__INSTRUCTION__:
Extract only the first line of the listing and every line after it up to and including the one with "['3/4/2020', '5/4/2020', '7/4/2020', '9/4/2020', '11/4/2020'];". Omit the pictures.

__GIVEN DATA__:

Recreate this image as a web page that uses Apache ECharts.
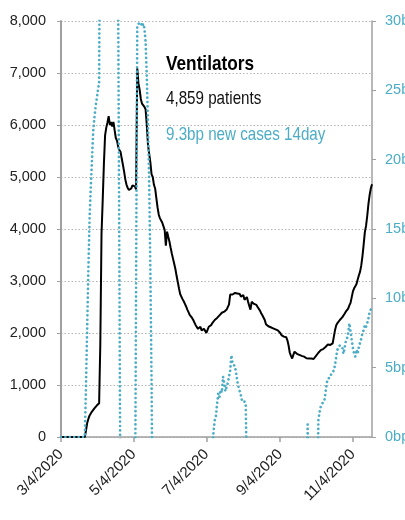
<!DOCTYPE html>
<html>
<head>
<meta charset="utf-8">
<script src="https://cdn.jsdelivr.net/npm/echarts@6/dist/echarts.min.js"></script>
<style>
  html, body { margin: 0; padding: 0; background: #fff; }
  #chart { width: 405px; height: 520px; }
</style>
</head>
<body>
<div id="chart"></div>
<script>
var FONT = '"Liberation Sans", Arial, sans-serif';
var BLUE = '#4badc6';

// daily categories, 3/4/2020 .. 11/20/2020
var startDate = new Date(2020, 2, 4);
var dayCount = 262;
var dates = [];
for (var i = 0; i < dayCount; i++) {
    var d = new Date(startDate.getFullYear(), startDate.getMonth(), startDate.getDate() + i);
    dates.push((d.getMonth() + 1) + '/' + d.getDate() + '/' + d.getFullYear());
}

var tickLabels = ['3/4/2020', '5/4/2020', '7/4/2020', '9/4/2020', '11/4/2020'];

// patients on ventilators (left axis)
var ventilators = [
    0, 0, 0, 0, 0, 0, 0, 0, 0, 0,
    0, 0, 0, 0, 0, 0, 0, 0, 0, 0,
    0, 130, 270, 350, 415, 450, 490, 520, 550, 580,
    605, 630, 650, 1800, 3900, 4550, 5250, 5800, 5950, 6050,
    6170, 6000, 6060, 5970, 6060, 5900, 5750, 5700, 5580, 5520,
    5480, 5350, 5230, 5100, 4950, 4850, 4790, 4750, 4720, 4780,
    4840, 4830, 4820, 4760, 7090, 6800, 6680, 6500, 6410, 6385,
    6350, 6300, 6000, 5620, 5450, 5280, 5050, 5000, 4850, 4780,
    4600, 4420, 4280, 4210, 4200, 4120, 4050, 3980, 3680, 3950,
    3850, 3760, 3640, 3530, 3430, 3330, 3230, 3100, 2980, 2860,
    2750, 2700, 2650, 2610, 2560, 2510, 2450, 2400, 2350, 2320,
    2290, 2250, 2200, 2150, 2120, 2080, 2060, 2120, 2050, 2025,
    2080, 2060, 2000, 2060, 2120, 2140, 2150, 2190, 2220, 2250,
    2270, 2290, 2310, 2340, 2370, 2390, 2400, 2410, 2430, 2450,
    2470, 2550, 2740, 2730, 2740, 2730, 2770, 2790, 2760, 2730,
    2750, 2700, 2690, 2730, 2640, 2670, 2690, 2600, 2520, 2450,
    2600, 2620, 2560, 2530, 2540, 2500, 2470, 2430, 2380, 2340,
    2310, 2250, 2170, 2150, 2130, 2120, 2110, 2100, 2090, 2085,
    2070, 2060, 2050, 2030, 2000, 1960, 1950, 1930, 1900, 1920,
    1860, 1760, 1620, 1560, 1510, 1580, 1640, 1620, 1600, 1610,
    1580, 1570, 1560, 1555, 1545, 1530, 1515, 1515, 1510, 1515,
    1510, 1505, 1500, 1495, 1560, 1580, 1620, 1640, 1670, 1680,
    1690, 1710, 1730, 1760, 1780, 1770, 1770, 1775, 1800, 1830,
    2060, 2150, 2190, 2220, 2250, 2280, 2300, 2330, 2370, 2410,
    2440, 2470, 2530, 2580, 2690, 2800, 2860, 2900, 2940, 3030,
    3110, 3180, 3300, 3480, 3700, 3940, 4060, 4250, 4480, 4650,
    4780, 4859
];

// new cases, basis points over 14 days (right axis); values off the 0-30 scale get clipped
var newCasesBp = [
    0, 0, 0, 0, 0, 0, 0, 0, 0, 0,
    0, 0, 0, 0, 0, 0, 0, 0, 0, 0,
    0, 3.8, 8, 12.2, 15.8, 18, 20, 22, 23, 23.8,
    24.4, 25, 25.6, 45, null, null, null, null, null, null,
    null, null, null, null, null, null, null, 45, 31, 12,
    -8, null, null, null, null, null, null, null, null, null,
    null, null, -8, -8, 29.6, 29.8, 29.7, 29.9, 29.6, 29.8,
    29.5, 28.5, 26, 22.5, 18.4, 12, 4, -8, null, null,
    null, null, null, null, null, null, null, null, null, null,
    null, null, null, null, null, null, null, null, null, null,
    null, null, null, null, null, null, null, null, null, null,
    null, null, null, null, null, null, null, null, null, null,
    null, null, null, null, null, null, -8, -1, 0.4, 1.2,
    1.5, 2.4, 3.15, 2.9, 3.4, 3.2, 4.35, 3.9, 3.3, 3.3,
    3.9, 4.35, 4.8, 5.9, 5.3, 5.3, 5.1, 4.6, 4.0, 3.6,
    3.5, 3.0, 2.55, 2.5, 2.55, 2.4, -3, -8, null, null,
    null, null, null, null, null, null, null, null, null, null,
    null, null, null, null, null, null, null, null, null, null,
    null, null, null, null, null, null, null, null, null, null,
    null, null, null, null, null, null, null, null, null, null,
    null, null, null, null, null, null, -8, 0.9, -8, null,
    null, null, null, null, -8, -6, 1.2, 1.8, 2.2, 2.4,
    2.5, 2.6, 3.2, 3.9, 4.2, 4.1, 4.3, 4.6, 4.6, 4.8,
    5.2, 5.8, 6.3, 6.4, 6.6, 6.7, 6.5, 6.0, 6.4, 6.9,
    7.1, 7.5, 8.2, 7.6, 7.0, 6.4, 6.0, 5.8, 6.3, 6.0,
    6.5, 6.6, 7.1, 7.5, 7.7, 8.1, 7.95, 8.2, 8.55, 9.0,
    9.2, 9.3
];

var showTick = function (index, value) {
    return tickLabels.indexOf(value) !== -1;
};

var dom = document.getElementById('chart');
var myChart = echarts.init(dom);
var option = {
    animation: false,
    grid: {left: 61, right: 33, top: 21, bottom: 83, containLabel: false, outerBoundsMode: 'none'},
    xAxis: {
        type: 'category',
        boundaryGap: false,
        data: dates,
        axisLine: {lineStyle: {color: '#a0a0a0', width: 1.5}},
        axisTick: {show: true, interval: showTick, length: 5, lineStyle: {color: '#a0a0a0', width: 1.5}},
        axisLabel: {
            interval: showTick,
            rotate: 45,
            margin: 15,
            color: '#222',
            fontFamily: FONT,
            fontSize: 15
        },
        splitLine: {show: false}
    },
    yAxis: [
        {
            type: 'value',
            min: 0,
            max: 8000,
            interval: 1000,
            axisLine: {show: true, lineStyle: {color: '#a0a0a0', width: 2}},
            axisTick: {show: true, length: 4, lineStyle: {color: '#a0a0a0'}},
            axisLabel: {
                margin: 15,
                color: '#222',
                fontFamily: FONT,
                fontSize: 14.5,
                formatter: function (v) { return v.toLocaleString('en-US'); }
            },
            splitLine: {show: true, lineStyle: {color: '#b4b4b4', type: [1.5, 2], width: 1}}
        },
        {
            type: 'value',
            min: 0,
            max: 30,
            interval: 5,
            axisLine: {show: true, lineStyle: {color: '#a0a0a0', width: 1.5}},
            axisTick: {show: true, length: 4, lineStyle: {color: '#a0a0a0'}},
            axisLabel: {
                margin: 13,
                color: BLUE,
                fontFamily: FONT,
                fontSize: 14.5,
                formatter: '{value}bp'
            },
            splitLine: {show: false}
        }
    ],
    graphic: [
        {type: 'text', x: 166, y: 64, scaleX: 0.82, style: {text: 'Ventilators', font: 'bold 21px ' + FONT, fill: '#000', verticalAlign: 'middle'}},
        {type: 'text', x: 166, y: 99, scaleX: 0.82, style: {text: '4,859 patients', font: '18.5px ' + FONT, fill: '#111', verticalAlign: 'middle'}},
        {type: 'text', x: 166, y: 135, scaleX: 0.82, style: {text: '9.3bp new cases 14day', font: '18.5px ' + FONT, fill: BLUE, verticalAlign: 'middle'}}
    ],
    series: [
        {
            name: 'ventilators',
            type: 'line',
            data: ventilators,
            yAxisIndex: 0,
            symbol: 'none',
            lineStyle: {color: '#000', width: 2}
        },
        {
            name: 'new cases',
            type: 'line',
            data: newCasesBp,
            yAxisIndex: 1,
            symbol: 'none',
            clip: true,
            lineStyle: {color: BLUE, width: 2.7, type: [0.01, 4.4], cap: 'round'}
        }
    ]
};
myChart.setOption(option, true);

window.onresize = function () {
    myChart.resize();
};
</script>
</body>
</html>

__ANSWER TO THIS PROBLEM__:
Recreate this image as a web page that uses Apache ECharts.
<!DOCTYPE html>
<html>
<head>
<meta charset="utf-8">
<script src="https://cdn.jsdelivr.net/npm/echarts@6/dist/echarts.min.js"></script>
<style>
  html, body { margin: 0; padding: 0; background: #fff; }
  #chart { width: 405px; height: 520px; }
</style>
</head>
<body>
<div id="chart"></div>
<script>
var FONT = '"Liberation Sans", Arial, sans-serif';
var BLUE = '#4badc6';

// daily categories, 3/4/2020 .. 11/20/2020
var startDate = new Date(2020, 2, 4);
var dayCount = 262;
var dates = [];
for (var i = 0; i < dayCount; i++) {
    var d = new Date(startDate.getFullYear(), startDate.getMonth(), startDate.getDate() + i);
    dates.push((d.getMonth() + 1) + '/' + d.getDate() + '/' + d.getFullYear());
}

var tickLabels = ['3/4/2020', '5/4/2020', '7/4/2020', '9/4/2020', '11/4/2020'];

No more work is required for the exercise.